UK ponders response to embassy raidPonders? Here's an idea for anyone down the Foreign office, if they care to listen: Take a page out of the old Soviet play book and tell the Iranians what Brezhnev told the Iranian ambassador after he was invited (i.e. frogmarched in his jammies between two large KGB agents) to a meeting at the Kremlin in 1979 after the American embassy fell (I paraphrase, but he wasn't kidding). "Students? *&$%! I know it was you and if our embassy is touched, I will vapourise Tehran."
Nobody touched it.
3 comments:
Soviet subtlety is sometimes the way to go.

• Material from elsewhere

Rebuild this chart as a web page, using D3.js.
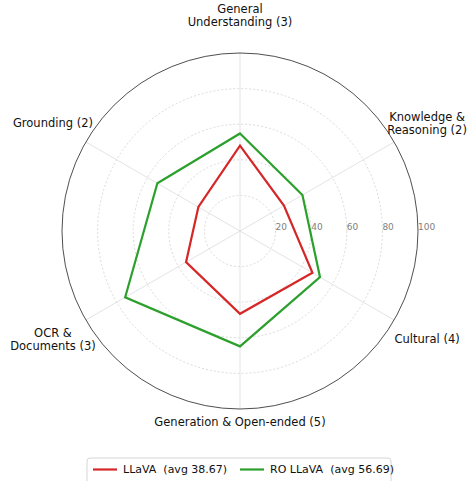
<!DOCTYPE html>
<html>
<head>
<meta charset="utf-8">
<script src="https://cdnjs.cloudflare.com/ajax/libs/d3/7.8.5/d3.min.js"></script>
<style>
  body { margin: 0; background: #fff; }
  svg { font-family: "DejaVu Sans", sans-serif; }
</style>
</head>
<body>
<div class="viz"></div>
<script>
var categories = [
  ['General', 'Understanding (3)'],
  ['Knowledge &', 'Reasoning (2)'],
  ['Cultural (4)'],
  ['Generation & Open-ended (5)'],
  ['OCR &', 'Documents (3)'],
  ['Grounding (2)']
]
var llava = [48, 28.5, 47, 46.5, 35, 27]
var roLlava = [54.8, 40.5, 51.9, 64.8, 74.5, 53.6]
var ticks = [20, 40, 60, 80, 100]
var seriesNames = ['LLaVA  (avg 38.67)', 'RO LLaVA  (avg 56.69)']
var seriesColors = ['#d62728', '#2ca02c']

var width = 468,
    height = 481,
    cx = 240,
    cy = 231,
    R = 178;

var svg = d3.select('.viz').append('svg')
  .attr('width', width)
  .attr('height', height)

var g = svg.append('g')
  .attr('transform', 'translate(' + cx + ',' + cy + ')')

var r = d3.scaleLinear().domain([0, 100]).range([0, R])
var angle = d3.scaleLinear().domain([0, categories.length]).range([0, 2 * Math.PI])

// rings
g.selectAll('.ring')
  .data(ticks.slice(0, -1))
  .enter()
  .append('circle')
  .attr('r', function(d){ return r(d) })
  .attr('fill', 'none')
  .attr('stroke', '#d0d0d0')
  .attr('stroke-width', 0.8)
  .attr('stroke-dasharray', '2,2')

// spokes
g.selectAll('.spoke')
  .data(categories)
  .enter()
  .append('line')
  .attr('x1', 0)
  .attr('y1', 0)
  .attr('x2', function(d, i){ return r(100) * Math.sin(angle(i)) })
  .attr('y2', function(d, i){ return -r(100) * Math.cos(angle(i)) })
  .attr('stroke', '#dcdcdc')
  .attr('stroke-width', 0.8)

// outer circle
g.append('circle')
  .attr('r', r(100))
  .attr('fill', 'none')
  .attr('stroke', '#222')
  .attr('stroke-width', 0.8)

// radial tick labels
g.selectAll('.tick')
  .data(ticks)
  .enter()
  .append('text')
  .attr('x', function(d){ return r(d) })
  .attr('y', -4)
  .attr('dy', '0.35em')
  .attr('font-size', 9)
  .attr('fill', '#808080')
  .text(function(d){ return d })

// category labels
var labelR = [216, 216, 216, 191, 216, 216]
var lineH = 13
var labels = g.selectAll('.label')
  .data(categories)
  .enter()
  .append('text')
  .attr('text-anchor', 'middle')
  .attr('font-size', 11.5)
  .attr('fill', '#111')
  .attr('transform', function(d, i){
    var a = angle(i)
    var x = labelR[i] * Math.sin(a),
        y = -labelR[i] * Math.cos(a)
    return 'translate(' + x + ',' + y + ')'
  })

labels.selectAll('tspan')
  .data(function(d){ return d.map(function(t, j){ return {t: t, j: j, n: d.length} }) })
  .enter()
  .append('tspan')
  .attr('x', 0)
  .attr('y', function(d){ return (d.j - (d.n - 1) / 2) * lineH })
  .attr('dy', '0.35em')
  .text(function(d){ return d.t })

// series
var line = d3.lineRadial()
  .angle(function(d, i){ return angle(i) })
  .radius(function(d){ return r(d) })
  .curve(d3.curveLinearClosed)

g.selectAll('.series')
  .data([llava, roLlava])
  .enter()
  .append('path')
  .attr('d', line)
  .attr('fill', 'none')
  .attr('stroke', function(d, i){ return seriesColors[i] })
  .attr('stroke-width', 2.2)
  .attr('stroke-linejoin', 'miter')

// legend
var legend = svg.append('g')
  .attr('transform', 'translate(87,458)')

legend.append('rect')
  .attr('width', 304)
  .attr('height', 28)
  .attr('rx', 3)
  .attr('fill', '#fff')
  .attr('stroke', '#cccccc')
  .attr('stroke-width', 0.8)

var legendX = [6, 153]
var items = legend.selectAll('.item')
  .data(seriesNames)
  .enter()
  .append('g')
  .attr('transform', function(d, i){ return 'translate(' + legendX[i] + ',11.5)' })

items.append('line')
  .attr('x1', 0)
  .attr('x2', 24)
  .attr('stroke', function(d, i){ return seriesColors[i] })
  .attr('stroke-width', 2.2)

items.append('text')
  .attr('x', 30)
  .attr('dy', '0.35em')
  .attr('font-size', 11)
  .attr('fill', '#111')
  .style('white-space', 'pre')
  .text(function(d){ return d })
</script>
</body>
</html>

Also the traditional British method. A century ago, such a stunt on the part of the Persian government would have resulted in a battleship squadron coming through the Strait of Hormuz, pulling up just off a few selected ports, and swinging their guns around. Followed by a diplomatic note to the effect of, "Exactly how fond are you of your port facilities?"

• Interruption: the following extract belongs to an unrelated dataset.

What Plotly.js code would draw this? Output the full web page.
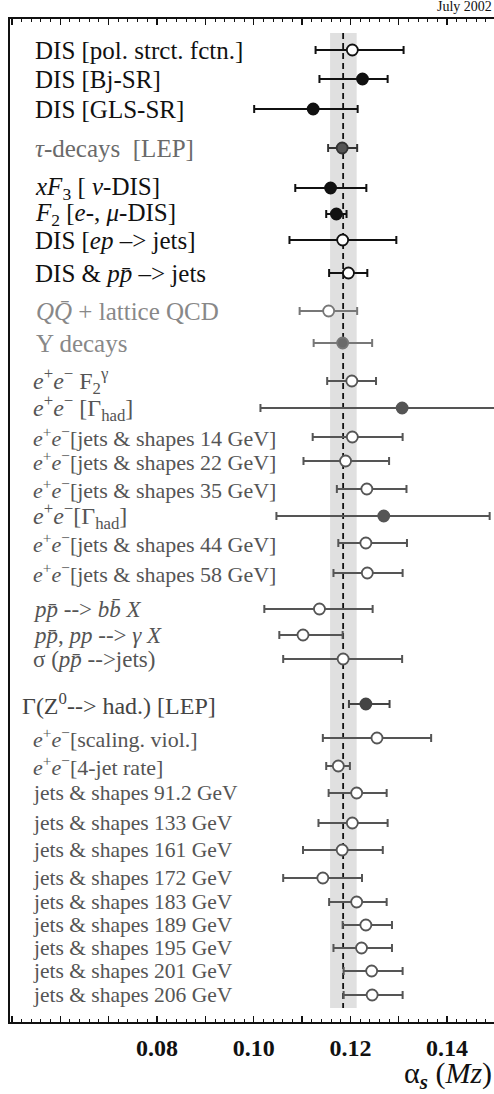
<!DOCTYPE html>
<html>
<head>
<meta charset="utf-8">
<script src="https://cdn.plot.ly/plotly-3.0.1.min.js"></script>
<style>html,body{margin:0;padding:0;background:#fff;}#chart{width:494px;height:1094px;}</style>
</head>
<body>
<div id="chart"></div>
<script>
// ---- data ----
var labels = [
  "DIS [pol. strct. fctn.]",
  "DIS [Bj-SR]",
  "DIS [GLS-SR]",
  "<i>τ</i>-decays  [LEP]",
  "<i>xF</i><sub>3</sub> [ <i>ν</i>-DIS]",
  "<i>F</i><sub>2</sub> [<i>e</i>-, <i>μ</i>-DIS]",
  "DIS [<i>ep</i> –> jets]",
  "DIS & <i>pp̄</i> –> jets",
  "<i>QQ̄</i> + lattice QCD",
  "Υ decays",
  "<i>e</i><sup>+</sup><i>e</i><sup>−</sup> F<sub>2</sub><sup>γ</sup>",
  "<i>e</i><sup>+</sup><i>e</i><sup>−</sup> [Γ<sub>had</sub>]",
  "<i>e</i><sup>+</sup><i>e</i><sup>−</sup>[jets & shapes 14 GeV]",
  "<i>e</i><sup>+</sup><i>e</i><sup>−</sup>[jets & shapes 22 GeV]",
  "<i>e</i><sup>+</sup><i>e</i><sup>−</sup>[jets & shapes 35 GeV]",
  "<i>e</i><sup>+</sup><i>e</i><sup>−</sup>[Γ<sub>had</sub>]",
  "<i>e</i><sup>+</sup><i>e</i><sup>−</sup>[jets & shapes 44 GeV]",
  "<i>e</i><sup>+</sup><i>e</i><sup>−</sup>[jets & shapes 58 GeV]",
  "<i>pp̄</i> --> <i>bb̄ X</i>",
  "<i>pp̄</i>, <i>pp</i> --> <i>γ X</i>",
  "σ (<i>pp̄</i> -->jets)",
  "Γ(Z<sup>0</sup>--> had.) [LEP]",
  "<i>e</i><sup>+</sup><i>e</i><sup>−</sup>[scaling. viol.]",
  "<i>e</i><sup>+</sup><i>e</i><sup>−</sup>[4-jet rate]",
  "jets & shapes 91.2 GeV",
  "jets & shapes 133 GeV",
  "jets & shapes 161 GeV",
  "jets & shapes 172 GeV",
  "jets & shapes 183 GeV",
  "jets & shapes 189 GeV",
  "jets & shapes 195 GeV",
  "jets & shapes 201 GeV",
  "jets & shapes 206 GeV"
];
var rowY = [50, 79, 109, 148, 188, 214, 240, 273, 311, 343, 381, 408, 437, 461, 489, 516, 543, 573,
            609, 635, 659, 704, 738, 766, 793, 823, 850, 878, 902, 925, 948, 971, 995];
var alphaS = [0.1204, 0.1225, 0.1123, 0.1183, 0.1159, 0.1171, 0.1184, 0.1196, 0.1155, 0.1184, 0.1203,
              0.1307, 0.1204, 0.1190, 0.1234, 0.1269, 0.1232, 0.1235,
              0.1136, 0.1102, 0.1185, 0.1232, 0.1255, 0.1175,
              0.1213, 0.1204, 0.1183, 0.1143, 0.1213, 0.1232, 0.1223, 0.1244, 0.1245];
var errLow = [0.1128, 0.1136, 0.1001, 0.1154, 0.1086, 0.1150, 0.1074, 0.1156, 0.1095, 0.1124, 0.1152,
              0.1014, 0.1122, 0.1103, 0.1172, 0.1047, 0.1175, 0.1165,
              0.1022, 0.1053, 0.1061, 0.1197, 0.1143, 0.1150,
              0.1155, 0.1134, 0.1102, 0.1061, 0.1156, 0.1184, 0.1165, 0.1186, 0.1186];
var errHigh = [0.1310, 0.1277, 0.1215, 0.1214, 0.1233, 0.1192, 0.1295, 0.1235, 0.1214, 0.1245, 0.1253,
               0.1600, 0.1308, 0.1280, 0.1316, 0.1488, 0.1317, 0.1308,
               0.1246, 0.1184, 0.1307, 0.1281, 0.1367, 0.1199,
               0.1275, 0.1277, 0.1267, 0.1224, 0.1275, 0.1286, 0.1286, 0.1308, 0.1308];
var filled = [false, true, true, true, true, true, false, false, false, true, false,
              true, false, false, false, true, false, false,
              false, false, false, true, false, false,
              false, false, false, false, false, false, false, false, false];
var group = ["dis","dis","dis","tau","dis","dis","dis","dis","lat","lat","ee",
             "ee","eej","eej","eej","ee","eej","eej",
             "pp","pp","pp","z","eej","eej",
             "js","js","js","js","js","js","js","js","js"];
var worldAvg = 0.1185, worldLo = 0.1158, worldHi = 0.1213;
var tickVals = [0.05, 0.06, 0.07, 0.08, 0.09, 0.10, 0.11, 0.12, 0.13, 0.14, 0.15];
var tickText = ["", "", "", "<b>0.08</b>", "", "<b>0.10</b>", "", "<b>0.12</b>", "", "<b>0.14</b>", ""];

// ---- styles ----
var SERIF = "Liberation Serif";
var styles = {
  dis: {text:"#111", line:"#111", fill:"#111", size:25, x:0.047},
  tau: {text:"#6a6a6a", line:"#333", fill:"#555", size:25, x:0.047},
  lat: {text:"#888", line:"#777", fill:"#6a6a6a", size:25, x:0.050},
  ee:  {text:"#555", line:"#555", fill:"#555", size:24, x:0.043},
  eej: {text:"#555", line:"#555", fill:"#555", size:22, x:0.043},
  pp:  {text:"#555", line:"#555", fill:"#555", size:23, x:0.043},
  z:   {text:"#444", line:"#444", fill:"#444", size:24, x:0.020},
  js:  {text:"#555", line:"#555", fill:"#555", size:21.5, x:0.043}
};

var traces = [];
var annotations = [];
for (var i = 0; i < labels.length; i++) {
  var st = styles[group[i]];
  traces.push({
    type: "scatter", mode: "markers",
    x: [alphaS[i]], y: [rowY[i]],
    error_x: {type: "data", symmetric: false,
              array: [errHigh[i] - alphaS[i]], arrayminus: [alphaS[i] - errLow[i]],
              color: st.line, thickness: 2, width: 4},
    marker: {symbol: "circle", size: 11,
             color: filled[i] ? st.fill : "#ffffff",
             line: {color: st.line, width: 1.8}},
    showlegend: false, hoverinfo: "skip", cliponaxis: true
  });
  annotations.push({
    xref: "paper", yref: "y", x: st.x, y: rowY[i],
    xanchor: "left", yanchor: "middle", showarrow: false,
    text: labels[i],
    font: {family: SERIF, size: st.size, color: st.text}
  });
}

annotations.push({
  xref: "paper", yref: "paper", x: 1, y: 1.003, xanchor: "right", yanchor: "bottom",
  showarrow: false, text: "July 2002",
  font: {family: SERIF, size: 14, color: "#111"}
});
annotations.push({
  xref: "paper", yref: "paper", x: 1.0, y: -0.053, xanchor: "right", yanchor: "middle",
  showarrow: false, text: "α<sub><b><i>s</i></b></sub> (<i>Mz</i>)",
  font: {family: SERIF, size: 30, color: "#111"}
});

var layout = {
  width: 494, height: 1094,
  margin: {l: 10, r: 0, t: 19, b: 72, pad: 0},
  paper_bgcolor: "#fff", plot_bgcolor: "#fff",
  showlegend: false,
  font: {family: SERIF},
  xaxis: {
    range: [0.0496, 0.1497], showgrid: false, zeroline: false,
    showline: true, linecolor: "#111", linewidth: 2, mirror: "allticks",
    ticks: "inside", ticklen: 6, tickwidth: 1.4, tickcolor: "#111",
    tickmode: "array", tickvals: tickVals, ticktext: tickText,
    tickfont: {family: SERIF, size: 24, color: "#111"},
    ticklabelstandoff: 3,
    minor: {dtick: 0.002, tick0: 0.05, ticks: "inside", ticklen: 3, tickwidth: 1, tickcolor: "#111", showgrid: false}
  },
  yaxis: {
    range: [1022, 19], showgrid: false, zeroline: false,
    showline: true, linecolor: "#111", linewidth: 2.5, mirror: false,
    ticks: "", showticklabels: false
  },
  shapes: [
    {type: "rect", xref: "x", yref: "y", x0: worldLo, x1: worldHi, y0: 33, y1: 1008,
     fillcolor: "#e0e0e0", line: {width: 0}, layer: "below"},
    {type: "line", xref: "x", yref: "y", x0: worldAvg, x1: worldAvg, y0: 33, y1: 1008,
     line: {color: "#111", width: 1.8, dash: "6px,4px"}, layer: "below"}
  ],
  annotations: annotations
};

Plotly.newPlot("chart", traces, layout, {staticPlot: true, displayModeBar: false});
</script>
</body>
</html>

Nothing says "we are not amused" quite like heavy naval guns. Especially when the gunners start pressing the big red buttons marked FIRE.
cheers
eon
Of course, given the previous post, the British response would be not much more than name-calling and the tossing of rotten vegetables....
I am also put in mind of Sir Charles Napier's reputed response to a Hindu official who was defending the practice of "sati":
"Be it so. This burning of widows is your custom; prepare the funeral pile. But my nation has also a custom. When men burn women alive we hang them, and confiscate all their property. My carpenters shall therefore erect gibbets on which to hang all concerned when the widow is consumed. Let us all act according to national customs."
Needless to say, the practice of sati was soon ended.